Irish readers should be particularly sensitive to hyped-up accounts of looting: Clery’s was looted during the Easter Rising, but were some historian to suggest today that this were of comparable significance to the facts of the Rising itself, they would be readily derided.

There were other anomalies and inadequacies in the reporting from Haiti. The US military was prominent in news reports: footage of heavily armed soldiers distributing bottles of water, of airdrops of food, and of US helicopters landing in front of the ruined presidential palace, was widely used to accompany reports on the humanitarian response. These efforts may have been laudable, but they paled in comparison to those of the United Nations and charities on the ground in Haiti. The UN’s World Food Programme said it had distributed three million meals to 200,000 people by late this week, and estimated that a further 100,000 people had been fed by charities. 
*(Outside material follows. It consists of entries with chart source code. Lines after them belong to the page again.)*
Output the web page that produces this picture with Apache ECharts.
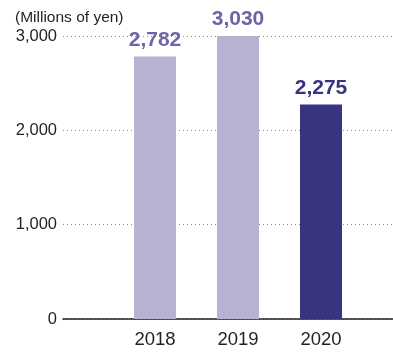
<!DOCTYPE html>
<html>
<head>
<meta charset="utf-8">
<script src="https://cdn.jsdelivr.net/npm/echarts@6/dist/echarts.min.js"></script>
<style>
  html, body { margin: 0; padding: 0; background: #fff; }
  #chart { width: 393px; height: 354px; }
</style>
</head>
<body>
<div id="chart"></div>
<script>
// Fiscal years and values (millions of yen)
const years = ['2018', '2019', '2020'];
const values = [2782, 3030, 2275];
const yTicks = [0, 1000, 2000, 3000];

const PAST_COLOR = '#b8b1d1';
const PAST_LABEL = '#6e64a7';
const CURRENT_COLOR = '#38347f';
const TEXT = '#231f20';
const FONT = '"Liberation Sans", Arial, Helvetica, sans-serif';

const lastIdx = years.length - 1;
const barData = values.map((v, i) => ({
  value: v,
  itemStyle: { color: i === lastIdx ? CURRENT_COLOR : PAST_COLOR },
  label: { color: i === lastIdx ? CURRENT_COLOR : PAST_LABEL }
}));

const chart = echarts.init(document.getElementById('chart'), null, { renderer: 'canvas' });
chart.setOption({
  animation: false,
  textStyle: { fontFamily: FONT },
  title: {
    text: '(Millions of yen)',
    left: 10,
    top: 5,
    textStyle: { fontSize: 15.5, fontWeight: 'normal', color: TEXT, fontFamily: FONT }
  },
  grid: [
    // frame: value scale, dotted guides and baseline
    { left: 63, right: 0, top: 36, bottom: 35, containLabel: false },
    // bars
    { left: 113.5, width: 249, top: 36, bottom: 35, containLabel: false }
  ],
  xAxis: [
    {
      gridIndex: 0,
      type: 'category',
      data: years,
      axisLine: { show: true, lineStyle: { color: TEXT, width: 1.6 } },
      axisTick: { show: false },
      axisLabel: { show: false }
    },
    {
      gridIndex: 1,
      type: 'category',
      data: years,
      axisLine: { show: false },
      axisTick: { show: false },
      axisLabel: { fontSize: 18.5, color: TEXT, margin: 11, fontFamily: FONT }
    }
  ],
  yAxis: [
    {
      gridIndex: 0,
      type: 'value',
      min: yTicks[0],
      max: yTicks[yTicks.length - 1],
      interval: yTicks[1] - yTicks[0],
      axisLine: { show: false },
      axisTick: { show: false },
      axisLabel: {
        fontSize: 16.5,
        color: TEXT,
        margin: 6,
        fontFamily: FONT,
        formatter: v => v.toLocaleString('en-US')
      },
      splitLine: {
        show: true,
        lineStyle: { color: '#8c8c8c', type: [1, 3], width: 1 }
      }
    },
    {
      gridIndex: 1,
      type: 'value',
      min: yTicks[0],
      max: yTicks[yTicks.length - 1],
      show: false
    }
  ],
  series: [
    {
      type: 'bar',
      xAxisIndex: 1,
      yAxisIndex: 1,
      data: barData,
      barWidth: 42,
      label: {
        show: true,
        position: 'top',
        distance: 6,
        fontSize: 21,
        fontWeight: 'bold',
        fontFamily: FONT,
        formatter: p => p.value.toLocaleString('en-US')
      }
    }
  ]
});
</script>
</body>
</html>
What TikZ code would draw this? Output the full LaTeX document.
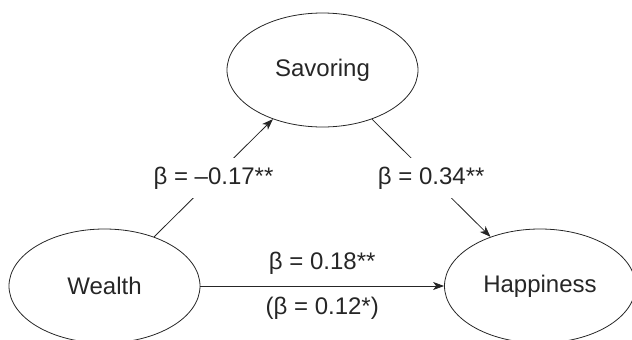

There were plans to scale this up to reach two million people, with four key distribution sites identified. By contrast, the US Southern Command reportedly made two air drops during the week of some 17,000 meals each.

Of course, some of the most prominent stories in the days since the quake have been good news stories: those remarkable images of people being pulled alive from the rubble by international search and rescue teams. Dozens of teams from all around the world helped rescue over 120 people. Yet even this creates a misleading impression. As anyone who has worked in a crisis zone knows (I spent two years in Angola, working on emergency relief programmes), the most important “rapid response” always comes from the people themselves. Early footage after the quake showed ordinary Haitians desperately sifting through rubble, searching for, and no doubt rescuing, family and neighbours – their successes, though, remained uncounted and largely unreported.

The media is a vital part of the response to any crisis such as this, and there has been much outstanding reporting coming out of Haiti; Twitter, meanwhile, has proved valuable for getting some sense of the voice of ordinary Haitians. But too often, reporters and their editors have led with glib headlines and poorly sourced information. The courage of those on the ground deserves more.